Indices at quarter-end (September 30, 1999):

Dow Jones Industrials:  10,336.95      3rdQ'99:   -5.78%      YTD:    +12.59%

Standard & Poor's 500:  1,282.71        3rdQ'99:   -6.55%      YTD:     +4.35%


In the final few weeks of the quarter, the Dow Jones Industrials dropped by over 1000 points, or something in the neighborhood of 10%.  Somehow I feel that Alan Greenspan may be sleeping more comfortably now.  Consumer confidence arguably follows stocks, ergo, we might see a slowing of the economy, ergo, no inflation, ergo, no reason to raise rates.  Some, of course, will doubtless see this as a bullish scenario.

Back in the real world, stocks have stalled, and we are seeing some rotation out of the large, household-name companies into the middle-tier and smaller companies.  The Internet stocks, not long ago the primary focus, are now somewhat blurred.  We have seen former market angels turn earthward (witness Coke, Gillette, Rite-Aid, Avon, Maytag, and Raytheon) on earnings-related warnings.  International companies have been hurt by the sharp fall in the dollar vs. the yen and other currencies.  As I write this, the average stock is down 20% from its high, and bonds are negative for the year-to-date.

In some measure, all of this is because of interest rates, which Mr. Greenspan has nudged upward twice this year, albeit ever so slightly.  Higher rates trending downward are much better for stocks and for bonds than lower rates trending upward.  This latter case is what we are now experiencing.  Couple this with oil prices that have doubled in less than a year, and it is easy to see why the market is nervous.

In the 1970's we had an economic condition known as stagflation; low growth and high inflation.  Why then is it so hard for us to accept the fact that the opposite condition can exist?  In today's economy we have solid growth combined with low inflation.  We have full employment and still enjoy a currency that is the de facto world standard.  In short, the economy is as good as it can get.

But now, after several strong years, fear is evident in the market.  People do not believe that the current good times can persist.  So can the good times continue to roll?  Is this consolidation or a topping process?  I pointed out to a friend recently that while the economy and the stock market certainly correlate over the longer term, in the near to intermediate term there often is no correlation at all.

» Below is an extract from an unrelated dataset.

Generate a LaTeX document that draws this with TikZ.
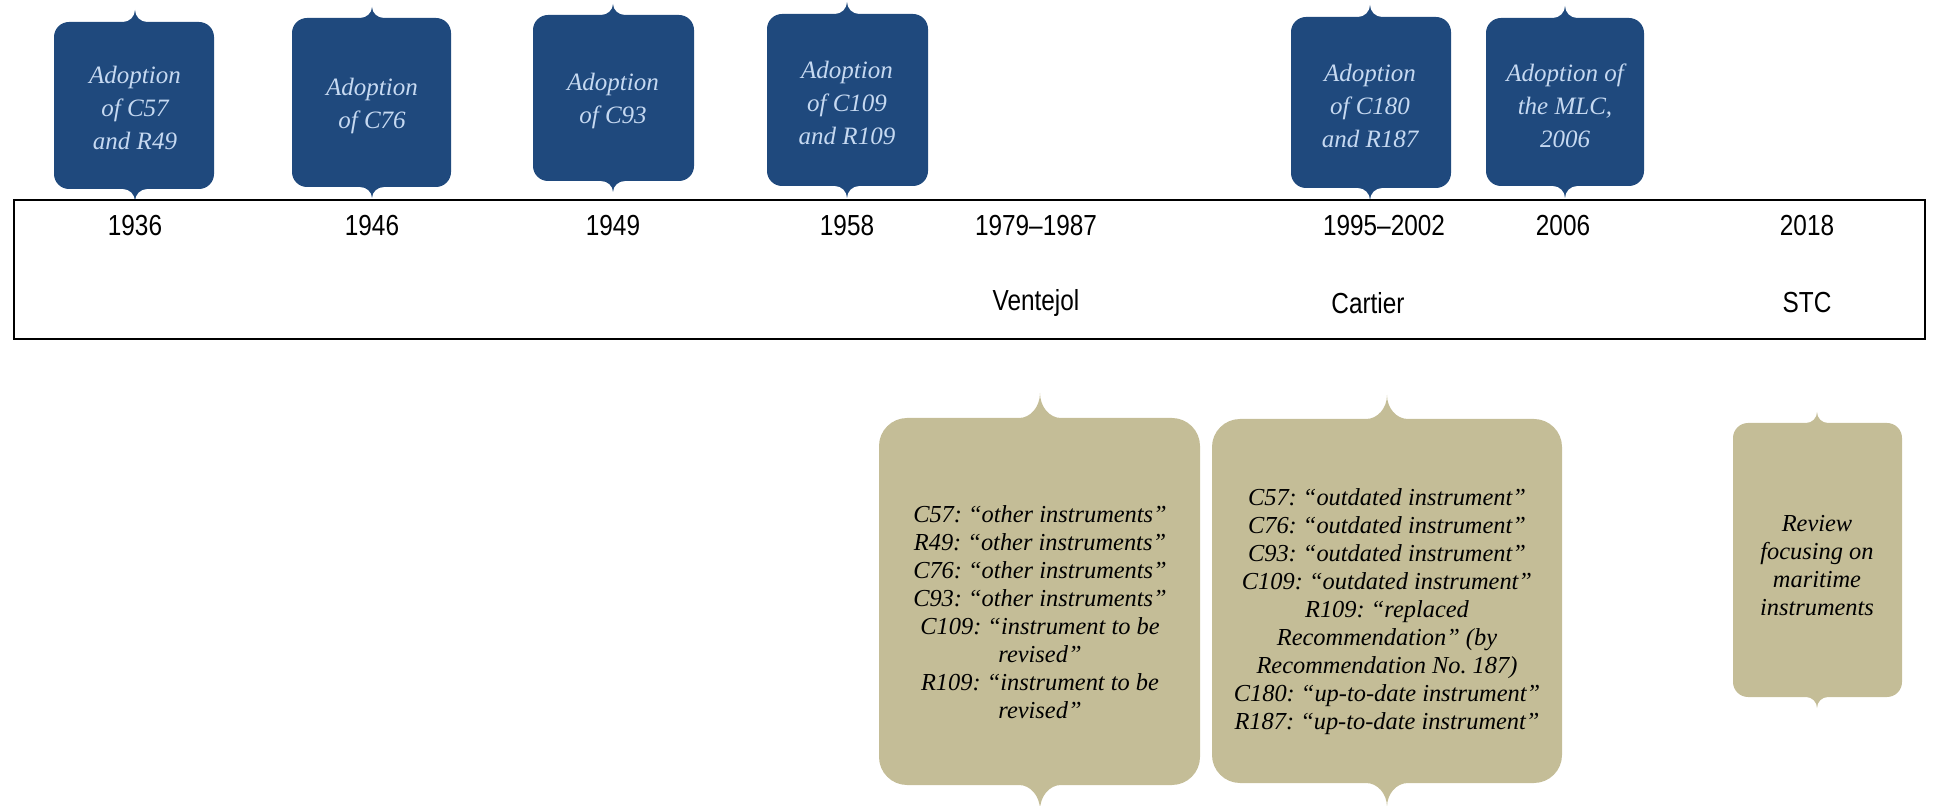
\documentclass[tikz,border=0pt]{standalone}
\usepackage{fontspec}
\setmainfont{Liberation Serif}
\newfontfamily\yearfont[FakeStretch=0.84]{Liberation Sans}
\usetikzlibrary{positioning}
\frenchspacing

\definecolor{ilonavy}{HTML}{1F497D}
\definecolor{ilolight}{HTML}{C6D9F1}
\definecolor{ilotan}{HTML}{C4BD97}

% callout box: fill, left, top, right, bottom, tip x, radius, notch half width, notch height
\newcommand{\notchbox}[9]{%
  \fill[#1] (#6+#8,#3) -- (#4-#7,#3)
    .. controls (#4-0.45*#7,#3) and (#4,#3+0.45*#7) .. (#4,#3+#7)
    -- (#4,#5-#7)
    .. controls (#4,#5-0.45*#7) and (#4-0.45*#7,#5) .. (#4-#7,#5)
    -- (#6+#8,#5)
    .. controls (#6+0.45*#8,#5) and (#6,#5+0.45*#9) .. (#6,#5+#9)
    .. controls (#6,#5+0.45*#9) and (#6-0.45*#8,#5) .. (#6-#8,#5)
    -- (#2+#7,#5)
    .. controls (#2+0.45*#7,#5) and (#2,#5-0.45*#7) .. (#2,#5-#7)
    -- (#2,#3+#7)
    .. controls (#2,#3+0.45*#7) and (#2+0.45*#7,#3) .. (#2+#7,#3)
    -- (#6-#8,#3)
    .. controls (#6-0.45*#8,#3) and (#6,#3-0.45*#9) .. (#6,#3-#9)
    .. controls (#6,#3-0.45*#9) and (#6+0.45*#8,#3) .. (#6+#8,#3) -- cycle;}

\tikzset{
  bluetxt/.style={align=center, text=ilolight, font=\fontsize{12.5}{16.5}\selectfont\itshape},
  tantxt/.style={align=center, text=black, font=\fontsize{12.2}{14}\selectfont\itshape},
  yeartxt/.style={font=\yearfont\fontsize{14.5}{16}\selectfont}
}

\begin{document}
\begin{tikzpicture}[x=0.5pt, y=-0.5pt]
    \useasboundingbox (0,0) rectangle (1933,806);

    % adoption boxes
    \notchbox{ilonavy}{54}{22}{214}{189}{135}{15}{12}{12}
    \notchbox{ilonavy}{292}{18}{451}{187}{372}{15}{12}{11}
    \notchbox{ilonavy}{533}{15}{694}{181}{613}{15}{12}{11}
    \notchbox{ilonavy}{767}{14}{928}{186}{847}{15}{12}{12}
    \notchbox{ilonavy}{1291}{17}{1451}{188}{1370}{15}{12}{12}
    \notchbox{ilonavy}{1486}{18}{1644}{186}{1565}{15}{12}{12}

    \node[bluetxt] (adopt1) at (135,108) {Adoption\\of C57\\and R49};
    \node[bluetxt] (adopt2) at (372,106) {Adoption\\of C76};
    \node[bluetxt] (adopt3) at (613,101) {Adoption\\of C93};
    \node[bluetxt] (adopt4) at (847,103) {Adoption\\of C109\\and R109};
    \node[bluetxt] (adopt5) at (1370,106) {Adoption\\of C180\\and R187};
    \node[bluetxt] (adopt6) at (1565,106) {Adoption of\\the MLC,\\2006};

    % timeline band
    \draw[line width=1.2pt] (14,200) rectangle (1925,339);

    \node[yeartxt] (y1936) at (135,226) {1936};
    \node[yeartxt] (y1946) at (372,226) {1946};
    \node[yeartxt] (y1949) at (613,226) {1949};
    \node[yeartxt] (y1958) at (847,226) {1958};
    \node[yeartxt] (y1979) at (1036,226) {1979–1987};
    \node[yeartxt] (y1995) at (1384,226) {1995–2002};
    \node[yeartxt] (y2006) at (1563,226) {2006};
    \node[yeartxt] (y2018) at (1807,226) {2018};

    \node[yeartxt] (ventejol) at (1036,303) {Ventejol};
    \node[yeartxt] (cartier) at (1368,303) {Cartier};
    \node[yeartxt] (stc) at (1807,303) {STC};

    % review boxes
    \notchbox{ilotan}{879}{418}{1200}{785}{1040}{28}{21}{25}
    \notchbox{ilotan}{1212}{419}{1562}{783}{1387}{28}{21}{24}
    \notchbox{ilotan}{1733}{423}{1902}{697}{1817}{15}{11}{11}

    \node[tantxt] (review1) at (1040,612) {C57: “other instruments”\\R49: “other instruments”\\C76: “other instruments”\\C93: “other instruments”\\C109: “instrument to be\\revised”\\R109: “instrument to be\\revised”};
    \node[tantxt] (review2) at (1387,612) {C57: “outdated instrument”\\C76: “outdated instrument”\\C93: “outdated instrument”\\C109: “outdated instrument”\\R109: “replaced\\Recommendation” (by\\Recommendation No. 187)\\C180: “up-to-date instrument”\\R187: “up-to-date instrument”};
    \node[tantxt] (review3) at (1817,566) {Review\\focusing on\\maritime\\instruments};
\end{tikzpicture}
\end{document}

Business, while perhaps slowing, still appears to be robust.  But the market is also a psychological place.  While I am not comfortable predicting the market, here is what we can say for certain:  we know that the market will go down, then go up, down, and up again.  We do not know how far up or down or for how long a period of time each move will last.  But we do know that over the longer term the trend is up and always has been.  We know one more thing:  you are almost always better off staying in and riding out the downswings.

Thus my position now is to remain in those securities which I expect will produce good returns regardless of the direction of the market.  Certainly the stocks we own will follow the overall market direction, but I anticipate that their moves to the downside will be less than that of the indices, while their upside is substantial.  And our bond and convertible bond holdings will continue to give us cash flow along with some possibility of capital gain.  The strategy is to protect and preserve your assets while seeking competitive returns.  Never lose sight of this goal.